The listing below begins with the first line you should copy; stop after the line containing "5192, 5183]", and drop every picture.

* begin Provided data *

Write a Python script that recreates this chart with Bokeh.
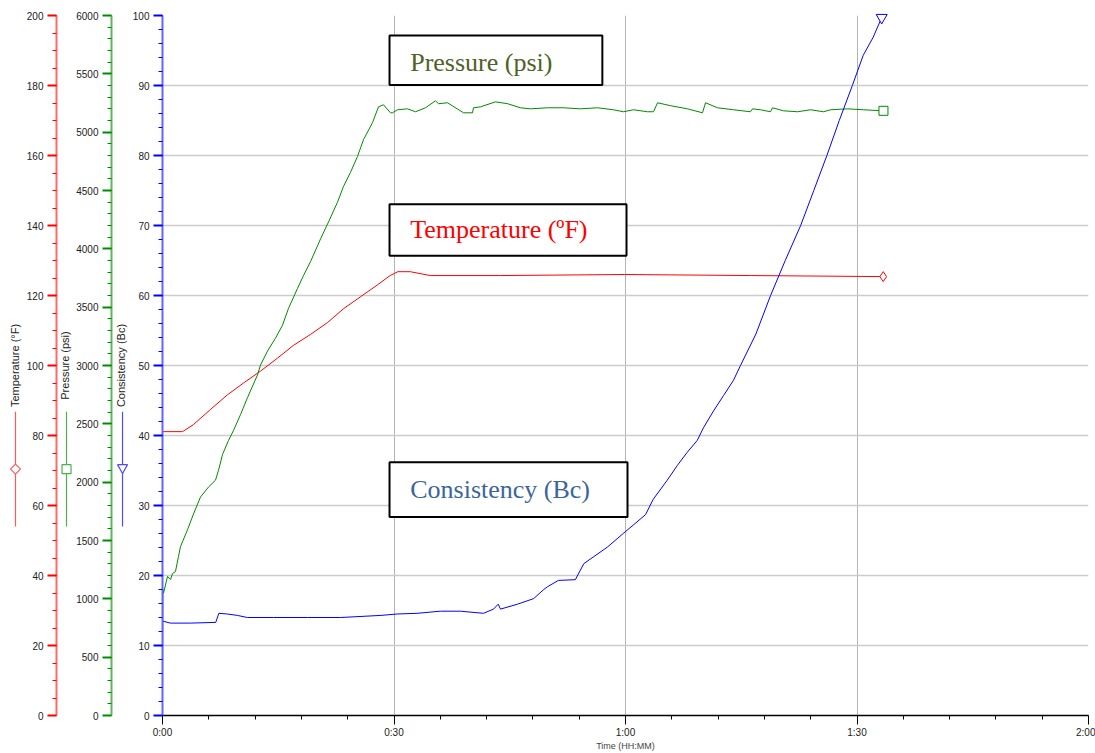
from bokeh.plotting import figure
from bokeh.models import Range1d, LinearAxis, FixedTicker, BoxAnnotation, Label
from bokeh.embed import file_html
from bokeh.resources import INLINE

# ---- data (time in minutes from start) ----
temp_time = [0.0, 2.6, 4.0, 6.2, 8.4, 10.5, 12.7, 14.9, 17.0, 19.2, 21.4, 23.5,
             25.7, 27.9, 29.5, 30.5, 32.1, 34.7, 43.8, 59.9, 76.2, 93.4]
temp_f = [81.1, 81.1, 83.1, 87.4, 91.6, 95.0, 98.4, 102.1, 105.8, 108.9, 112.3, 116.3,
          119.7, 123.1, 125.7, 126.8, 126.8, 125.7, 125.7, 126.0, 125.7, 125.4]

pres_time = [0.0, 0.05, 0.13, 0.65, 1.04, 1.30, 1.68, 2.07, 2.33, 3.24, 4.02, 4.92,
             5.96, 6.87, 7.26, 7.78, 8.55, 9.20, 10.11, 11.01, 12.31, 12.70, 13.61,
             14.64, 15.55, 16.33, 17.49, 18.27, 19.18, 20.48, 21.51, 22.68, 23.46,
             24.36, 25.27, 26.05, 27.21, 27.99, 28.64, 29.55, 29.81, 30.45, 31.75,
             32.79, 34.08, 35.38, 35.77, 36.93, 39.01, 40.17, 40.30, 41.21, 43.15,
             44.71, 46.39, 47.69, 49.89, 51.97, 54.17, 56.37, 58.44, 59.74, 61.04,
             62.85, 63.63, 64.15, 65.83, 68.04, 69.98, 70.37, 71.93, 74.00, 76.20,
             76.46, 77.49, 78.79, 79.05, 80.48, 82.29, 83.98, 85.66, 86.57, 88.77,
             90.84, 93.43]
pres_psi = [153, 1081, 1047, 1192, 1166, 1217, 1234, 1362, 1447, 1592, 1728, 1872,
            1958, 2017, 2102, 2238, 2357, 2443, 2579, 2724, 2919, 3004, 3124,
            3234, 3345, 3490, 3660, 3770, 3890, 4085, 4230, 4400, 4536,
            4655, 4792, 4936, 5081, 5217, 5235, 5166, 5166, 5192, 5200,
            5175, 5209, 5269, 5244, 5252, 5166, 5166, 5209, 5217, 5260,
            5244, 5209, 5200, 5209, 5209, 5200, 5209, 5192, 5175, 5192,
            5175, 5175, 5252, 5227, 5200, 5166, 5252, 5209, 5192, 5175,
            5200, 5192, 5175, 5209, 5183, 5175, 5192, 5175, 5192, 5200,
            5192, 5183]

cons_time = [0.0, 1.0, 3.6, 6.9, 7.3, 8.4, 9.7, 11.0, 14.4, 18.8, 23.1, 28.3,
             30.4, 33.0, 36.0, 38.6, 41.6, 42.9, 43.5, 43.8, 46.0, 48.1, 49.4,
             49.9, 51.3, 53.5, 54.6, 55.9, 57.7, 59.7, 61.0, 62.6, 63.6, 65.4,
             66.7, 68.0, 69.3, 70.1, 71.4, 72.7, 74.0, 74.9, 76.9, 78.8, 80.7,
             82.7, 84.4, 86.1, 87.7, 89.4, 90.8, 92.1, 93.2]
cons_bc = [13.5, 13.2, 13.2, 13.3, 14.6, 14.5, 14.3, 14.0, 14.0, 14.0, 14.0, 14.3,
           14.5, 14.6, 14.9, 14.9, 14.6, 15.2, 15.9, 15.2, 15.9, 16.7, 18.0,
           18.4, 19.3, 19.4, 21.7, 22.7, 24.1, 26.0, 27.2, 28.7, 30.9, 33.6,
           35.7, 37.6, 39.3, 41.1, 43.5, 45.7, 47.9, 50.0, 54.5, 60.0, 65.0,
           70.0, 75.0, 80.0, 85.0, 90.0, 94.3, 96.9, 99.7]

time_ticks = [0, 30, 60, 90, 120]
time_labels = ["0:00", "0:30", "1:00", "1:30", "2:00"]

RED, GREEN, BLUE = "#ff0000", "#008a00", "#0000ff"
TICK_FONT = "Liberation Sans"

p = figure(width=1095, height=753, output_backend="svg", toolbar_location=None,
           x_range=Range1d(0, 120), y_range=Range1d(0, 100),
           min_border_left=162, min_border_right=7, min_border_top=15,
           min_border_bottom=0)
p.outline_line_color = None
p.background_fill_color = "white"
p.extra_y_ranges = {"pres": Range1d(0, 6000), "temp": Range1d(0, 200)}


def style_axis(ax, line_col, tick_col, label, major, minor, standoff):
    ax.ticker = FixedTicker(ticks=major, minor_ticks=minor)
    ax.axis_line_color = line_col
    ax.axis_line_width = 2
    ax.major_tick_line_color = tick_col
    ax.major_tick_line_width = 2
    ax.minor_tick_line_color = tick_col
    ax.major_tick_out = 9
    ax.major_tick_in = 0
    ax.minor_tick_out = 4
    ax.minor_tick_in = 0
    ax.major_label_standoff = 4
    ax.major_label_text_font = TICK_FONT
    ax.major_label_text_font_size = "10px"
    ax.major_label_text_color = "#222222"
    ax.axis_label = label
    ax.axis_label_text_font = TICK_FONT
    ax.axis_label_text_font_size = "11px"
    ax.axis_label_text_font_style = "normal"
    ax.axis_label_text_color = "#222222"
    ax.axis_label_standoff = standoff


cons_axis = p.yaxis[0]
style_axis(cons_axis, "#6464ff", BLUE, "Consistency (Bc)",
           list(range(0, 101, 10)), list(range(0, 101, 2)), 3)

pres_axis = LinearAxis(y_range_name="pres")
style_axis(pres_axis, "#5cb85c", GREEN, "Pressure (psi)",
           list(range(0, 6001, 500)), list(range(0, 6001, 100)), 2)
p.add_layout(pres_axis, "left")

temp_axis = LinearAxis(y_range_name="temp")
style_axis(temp_axis, "#ff6b6b", RED, "Temperature (°F)",
           list(range(0, 201, 20)), list(range(0, 201, 5)), 3)
p.add_layout(temp_axis, "left")

xa = p.xaxis[0]
xa.ticker = FixedTicker(ticks=time_ticks, minor_ticks=list(range(0, 121, 6)))
xa.major_label_overrides = dict(zip(time_ticks, time_labels))
xa.axis_line_color = "black"
xa.axis_line_width = 1.5
xa.major_tick_line_color = "black"
xa.minor_tick_line_color = "black"
xa.major_tick_out = 9
xa.major_tick_in = 0
xa.minor_tick_out = 4
xa.minor_tick_in = 0
xa.major_label_standoff = 2
xa.major_label_text_font = TICK_FONT
xa.major_label_text_font_size = "10px"
xa.major_label_text_color = "#222222"
xa.axis_label = "Time (HH:MM)"
xa.axis_label_text_font = TICK_FONT
xa.axis_label_text_font_size = "9px"
xa.axis_label_text_font_style = "normal"
xa.axis_label_standoff = 0

p.xgrid.ticker = FixedTicker(ticks=time_ticks)
p.xgrid.grid_line_color = "#b4b4b4"
p.xgrid.grid_line_width = 1
p.ygrid.ticker = FixedTicker(ticks=list(range(0, 101, 10)))
p.ygrid.grid_line_color = "#cccccc"
p.ygrid.grid_line_width = 1.5

# ---- curves ----
p.line(temp_time, temp_f, color=RED, line_width=1, y_range_name="temp")
p.line(pres_time, pres_psi, color=GREEN, line_width=1, y_range_name="pres")
p.line(cons_time, cons_bc, color=BLUE, line_width=1)

end_marks = [
    p.scatter([temp_time[-1]], [temp_f[-1]], marker="diamond", size=10,
              line_color=RED, fill_color="white", y_range_name="temp"),
    p.scatter([pres_time[-1]], [pres_psi[-1]], marker="square", size=9,
              line_color=GREEN, fill_color="white", y_range_name="pres"),
    p.scatter([cons_time[-1]], [cons_bc[-1]], marker="inverted_triangle", size=11,
              line_color=BLUE, fill_color="white"),
]
for r in end_marks:
    r.level = "overlay"

# ---- series keys beside the axis titles (drawn as small outlines) ----
PX_X = 120 / 926.0   # minutes per pixel
PX_Y = 100 / 705.0   # Bc per pixel
key_x = {"temp": -19.05, "pres": -12.44, "cons": -5.18}
key_y = 35.2
shapes = {
    "diamond": [(-5, 0), (0, 5), (5, 0), (0, -5)],
    "square": [(-4.5, -4.5), (-4.5, 4.5), (4.5, 4.5), (4.5, -4.5)],
    "inverted_triangle": [(-5, 4.5), (5, 4.5), (0, -4.5)],
}
for name, col, mk in [("temp", "#ff5a5a", "diamond"), ("pres", "#4caf50", "square"),
                      ("cons", "#4b4bff", "inverted_triangle")]:
    cx = key_x[name]
    ln = p.line([cx, cx], [43.4, 27.0], color=col, line_width=1.2)
    ln.level = "overlay"
    xs = [cx + dx * PX_X for dx, dy in shapes[mk]]
    ys = [key_y + dy * PX_Y for dx, dy in shapes[mk]]
    pt = p.patch(xs, ys, fill_color="white", line_color=col, line_width=1.2)
    pt.level = "overlay"

# ---- titled boxes ----
boxes = [
    ("Pressure (psi)", "#4f6228", 29.42, 57.0, 97.16, 90.07, 93.3),
    ("Temperature (ºF)", "#ff0000", 29.42, 60.13, 73.05, 65.67, 69.4),
    ("Consistency (Bc)", "#3b659a", 29.42, 60.26, 36.17, 28.37, 32.3),
]
for text, col, l, r, t, b, yc in boxes:
    p.add_layout(BoxAnnotation(left=l, right=r, top=t, bottom=b,
                               fill_color="white", fill_alpha=1,
                               line_color="black", line_alpha=1, line_width=2))
    p.add_layout(Label(x=32.1, y=yc, text=text, text_color=col,
                       text_font="Liberation Serif", text_font_size="26px",
                       text_baseline="middle", text_align="left"))

open("out.html", "w").write(file_html(p, INLINE))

* end Provided data *

* [Task response]:
Write a Python script that recreates this chart with Bokeh.
from bokeh.plotting import figure
from bokeh.models import Range1d, LinearAxis, FixedTicker, BoxAnnotation, Label
from bokeh.embed import file_html
from bokeh.resources import INLINE

# ---- data (time in minutes from start) ----
temp_time = [0.0, 2.6, 4.0, 6.2, 8.4, 10.5, 12.7, 14.9, 17.0, 19.2, 21.4, 23.5,
             25.7, 27.9, 29.5, 30.5, 32.1, 34.7, 43.8, 59.9, 76.2, 93.4]
temp_f = [81.1, 81.1, 83.1, 87.4, 91.6, 95.0, 98.4, 102.1, 105.8, 108.9, 112.3, 116.3,
          119.7, 123.1, 125.7, 126.8, 126.8, 125.7, 125.7, 126.0, 125.7, 125.4]

pres_time = [0.0, 0.05, 0.13, 0.65, 1.04, 1.30, 1.68, 2.07, 2.33, 3.24, 4.02, 4.92,
             5.96, 6.87, 7.26, 7.78, 8.55, 9.20, 10.11, 11.01, 12.31, 12.70, 13.61,
             14.64, 15.55, 16.33, 17.49, 18.27, 19.18, 20.48, 21.51, 22.68, 23.46,
             24.36, 25.27, 26.05, 27.21, 27.99, 28.64, 29.55, 29.81, 30.45, 31.75,
             32.79, 34.08, 35.38, 35.77, 36.93, 39.01, 40.17, 40.30, 41.21, 43.15,
             44.71, 46.39, 47.69, 49.89, 51.97, 54.17, 56.37, 58.44, 59.74, 61.04,
             62.85, 63.63, 64.15, 65.83, 68.04, 69.98, 70.37, 71.93, 74.00, 76.20,
             76.46, 77.49, 78.79, 79.05, 80.48, 82.29, 83.98, 85.66, 86.57, 88.77,
             90.84, 93.43]
pres_psi = [153, 1081, 1047, 1192, 1166, 1217, 1234, 1362, 1447, 1592, 1728, 1872,
            1958, 2017, 2102, 2238, 2357, 2443, 2579, 2724, 2919, 3004, 3124,
            3234, 3345, 3490, 3660, 3770, 3890, 4085, 4230, 4400, 4536,
            4655, 4792, 4936, 5081, 5217, 5235, 5166, 5166, 5192, 5200,
            5175, 5209, 5269, 5244, 5252, 5166, 5166, 5209, 5217, 5260,
            5244, 5209, 5200, 5209, 5209, 5200, 5209, 5192, 5175, 5192,
            5175, 5175, 5252, 5227, 5200, 5166, 5252, 5209, 5192, 5175,
            5200, 5192, 5175, 5209, 5183, 5175, 5192, 5175, 5192, 5200,
            5192, 5183]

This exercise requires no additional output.